Written exercise =
Where a line below holds the string "draw", copy that line.

Supplied material =
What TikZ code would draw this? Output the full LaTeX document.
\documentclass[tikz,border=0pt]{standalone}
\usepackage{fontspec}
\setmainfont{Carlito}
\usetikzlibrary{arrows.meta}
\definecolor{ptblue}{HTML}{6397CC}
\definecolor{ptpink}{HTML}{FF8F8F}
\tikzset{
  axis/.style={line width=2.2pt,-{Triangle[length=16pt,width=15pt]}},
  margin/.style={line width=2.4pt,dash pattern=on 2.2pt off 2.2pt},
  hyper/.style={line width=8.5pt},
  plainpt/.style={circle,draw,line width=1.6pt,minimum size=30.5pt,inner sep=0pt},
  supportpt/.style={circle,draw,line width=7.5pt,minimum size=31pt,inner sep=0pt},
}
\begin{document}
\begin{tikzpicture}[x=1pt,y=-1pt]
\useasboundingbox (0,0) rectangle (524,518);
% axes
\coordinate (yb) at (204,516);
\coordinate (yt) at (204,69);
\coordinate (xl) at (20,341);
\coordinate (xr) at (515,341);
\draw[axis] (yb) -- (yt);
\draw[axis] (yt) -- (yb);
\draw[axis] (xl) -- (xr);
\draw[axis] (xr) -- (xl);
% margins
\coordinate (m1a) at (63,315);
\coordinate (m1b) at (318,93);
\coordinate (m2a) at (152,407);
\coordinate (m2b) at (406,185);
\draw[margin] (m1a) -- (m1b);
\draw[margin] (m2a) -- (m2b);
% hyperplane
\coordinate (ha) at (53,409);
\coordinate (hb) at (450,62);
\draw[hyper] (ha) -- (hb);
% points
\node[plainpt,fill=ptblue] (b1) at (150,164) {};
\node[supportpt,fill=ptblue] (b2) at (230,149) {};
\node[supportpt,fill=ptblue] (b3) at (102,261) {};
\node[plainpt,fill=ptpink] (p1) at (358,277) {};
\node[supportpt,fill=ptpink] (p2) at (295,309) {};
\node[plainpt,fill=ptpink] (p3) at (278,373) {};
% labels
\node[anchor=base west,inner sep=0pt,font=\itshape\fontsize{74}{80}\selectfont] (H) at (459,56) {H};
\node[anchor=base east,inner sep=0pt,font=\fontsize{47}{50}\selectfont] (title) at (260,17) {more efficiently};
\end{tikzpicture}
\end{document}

Correct output =
What TikZ code would draw this? Output the full LaTeX document.
  plainpt/.style={circle,draw,line width=1.6pt,minimum size=30.5pt,inner sep=0pt},
  supportpt/.style={circle,draw,line width=7.5pt,minimum size=31pt,inner sep=0pt},
\draw[axis] (yb) -- (yt);
\draw[axis] (yt) -- (yb);
\draw[axis] (xl) -- (xr);
\draw[axis] (xr) -- (xl);
\draw[margin] (m1a) -- (m1b);
\draw[margin] (m2a) -- (m2b);
\draw[hyper] (ha) -- (hb);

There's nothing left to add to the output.